Extract each line bearing the word "that".

Input records:
— begin —
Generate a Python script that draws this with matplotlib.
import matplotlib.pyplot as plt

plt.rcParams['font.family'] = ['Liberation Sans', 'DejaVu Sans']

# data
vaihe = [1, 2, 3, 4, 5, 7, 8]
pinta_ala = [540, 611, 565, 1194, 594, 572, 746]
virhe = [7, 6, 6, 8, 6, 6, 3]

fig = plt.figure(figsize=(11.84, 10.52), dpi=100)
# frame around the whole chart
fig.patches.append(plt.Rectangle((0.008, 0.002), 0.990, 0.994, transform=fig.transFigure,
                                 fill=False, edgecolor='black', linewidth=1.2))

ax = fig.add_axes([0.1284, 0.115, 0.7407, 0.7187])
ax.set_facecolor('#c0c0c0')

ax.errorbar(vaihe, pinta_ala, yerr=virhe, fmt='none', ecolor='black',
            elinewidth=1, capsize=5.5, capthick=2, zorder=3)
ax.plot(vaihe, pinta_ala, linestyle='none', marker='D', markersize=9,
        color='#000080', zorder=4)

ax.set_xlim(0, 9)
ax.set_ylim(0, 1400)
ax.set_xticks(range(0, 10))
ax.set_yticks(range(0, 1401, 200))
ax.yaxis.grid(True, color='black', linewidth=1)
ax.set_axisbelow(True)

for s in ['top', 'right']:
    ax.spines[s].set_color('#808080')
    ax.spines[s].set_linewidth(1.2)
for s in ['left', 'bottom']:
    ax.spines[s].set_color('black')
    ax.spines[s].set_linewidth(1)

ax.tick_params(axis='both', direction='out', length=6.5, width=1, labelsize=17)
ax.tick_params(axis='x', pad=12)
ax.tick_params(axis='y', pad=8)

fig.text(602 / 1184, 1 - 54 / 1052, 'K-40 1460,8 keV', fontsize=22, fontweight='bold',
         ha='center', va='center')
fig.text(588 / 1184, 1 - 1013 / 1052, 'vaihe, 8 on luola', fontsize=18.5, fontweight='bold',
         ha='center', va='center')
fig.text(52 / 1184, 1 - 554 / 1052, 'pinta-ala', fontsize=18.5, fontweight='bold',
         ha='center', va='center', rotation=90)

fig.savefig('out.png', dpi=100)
— end —
— begin —
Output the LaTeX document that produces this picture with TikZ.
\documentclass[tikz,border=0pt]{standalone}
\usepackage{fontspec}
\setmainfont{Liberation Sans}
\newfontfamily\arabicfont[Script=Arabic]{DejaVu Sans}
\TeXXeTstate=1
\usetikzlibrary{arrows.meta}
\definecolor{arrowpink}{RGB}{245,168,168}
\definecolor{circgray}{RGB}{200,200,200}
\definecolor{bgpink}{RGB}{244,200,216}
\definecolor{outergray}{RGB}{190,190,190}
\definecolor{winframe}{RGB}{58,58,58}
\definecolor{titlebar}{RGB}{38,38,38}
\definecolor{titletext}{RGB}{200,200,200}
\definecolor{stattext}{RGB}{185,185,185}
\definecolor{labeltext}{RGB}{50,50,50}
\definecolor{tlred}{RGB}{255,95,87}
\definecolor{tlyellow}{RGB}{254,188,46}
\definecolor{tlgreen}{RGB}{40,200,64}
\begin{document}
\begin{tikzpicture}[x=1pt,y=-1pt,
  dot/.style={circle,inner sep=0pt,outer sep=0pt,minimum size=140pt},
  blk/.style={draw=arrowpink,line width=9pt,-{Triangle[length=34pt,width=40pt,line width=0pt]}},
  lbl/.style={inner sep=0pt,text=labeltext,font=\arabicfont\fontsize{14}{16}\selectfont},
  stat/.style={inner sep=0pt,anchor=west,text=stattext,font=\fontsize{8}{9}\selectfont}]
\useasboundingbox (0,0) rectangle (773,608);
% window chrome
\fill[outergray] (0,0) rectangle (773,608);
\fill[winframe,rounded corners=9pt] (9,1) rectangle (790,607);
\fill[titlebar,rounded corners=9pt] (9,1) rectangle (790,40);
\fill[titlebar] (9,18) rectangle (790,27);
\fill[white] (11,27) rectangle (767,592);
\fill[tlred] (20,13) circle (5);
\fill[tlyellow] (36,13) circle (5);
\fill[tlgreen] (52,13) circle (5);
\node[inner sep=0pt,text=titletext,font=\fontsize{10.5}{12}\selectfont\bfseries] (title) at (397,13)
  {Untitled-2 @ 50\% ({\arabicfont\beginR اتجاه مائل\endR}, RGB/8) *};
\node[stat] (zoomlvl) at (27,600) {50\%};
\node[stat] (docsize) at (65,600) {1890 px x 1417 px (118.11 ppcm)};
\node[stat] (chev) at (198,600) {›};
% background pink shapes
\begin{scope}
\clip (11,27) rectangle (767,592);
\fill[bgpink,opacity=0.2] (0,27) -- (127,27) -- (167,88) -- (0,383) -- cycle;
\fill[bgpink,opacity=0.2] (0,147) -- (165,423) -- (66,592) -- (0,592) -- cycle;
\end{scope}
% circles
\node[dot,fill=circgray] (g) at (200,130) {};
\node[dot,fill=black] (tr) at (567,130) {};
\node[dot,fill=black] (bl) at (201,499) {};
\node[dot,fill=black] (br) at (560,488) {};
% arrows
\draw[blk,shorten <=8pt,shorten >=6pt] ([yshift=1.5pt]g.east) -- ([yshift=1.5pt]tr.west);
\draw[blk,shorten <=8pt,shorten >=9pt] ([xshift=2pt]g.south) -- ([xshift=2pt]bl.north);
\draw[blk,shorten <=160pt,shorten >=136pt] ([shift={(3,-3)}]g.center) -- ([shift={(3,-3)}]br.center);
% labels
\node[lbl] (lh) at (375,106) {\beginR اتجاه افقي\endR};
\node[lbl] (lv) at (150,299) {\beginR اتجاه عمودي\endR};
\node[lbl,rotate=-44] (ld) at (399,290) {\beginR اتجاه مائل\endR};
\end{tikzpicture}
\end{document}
— end —
Output of the exercise:
Generate a Python script that draws this with matplotlib.
Output the LaTeX document that produces this picture with TikZ.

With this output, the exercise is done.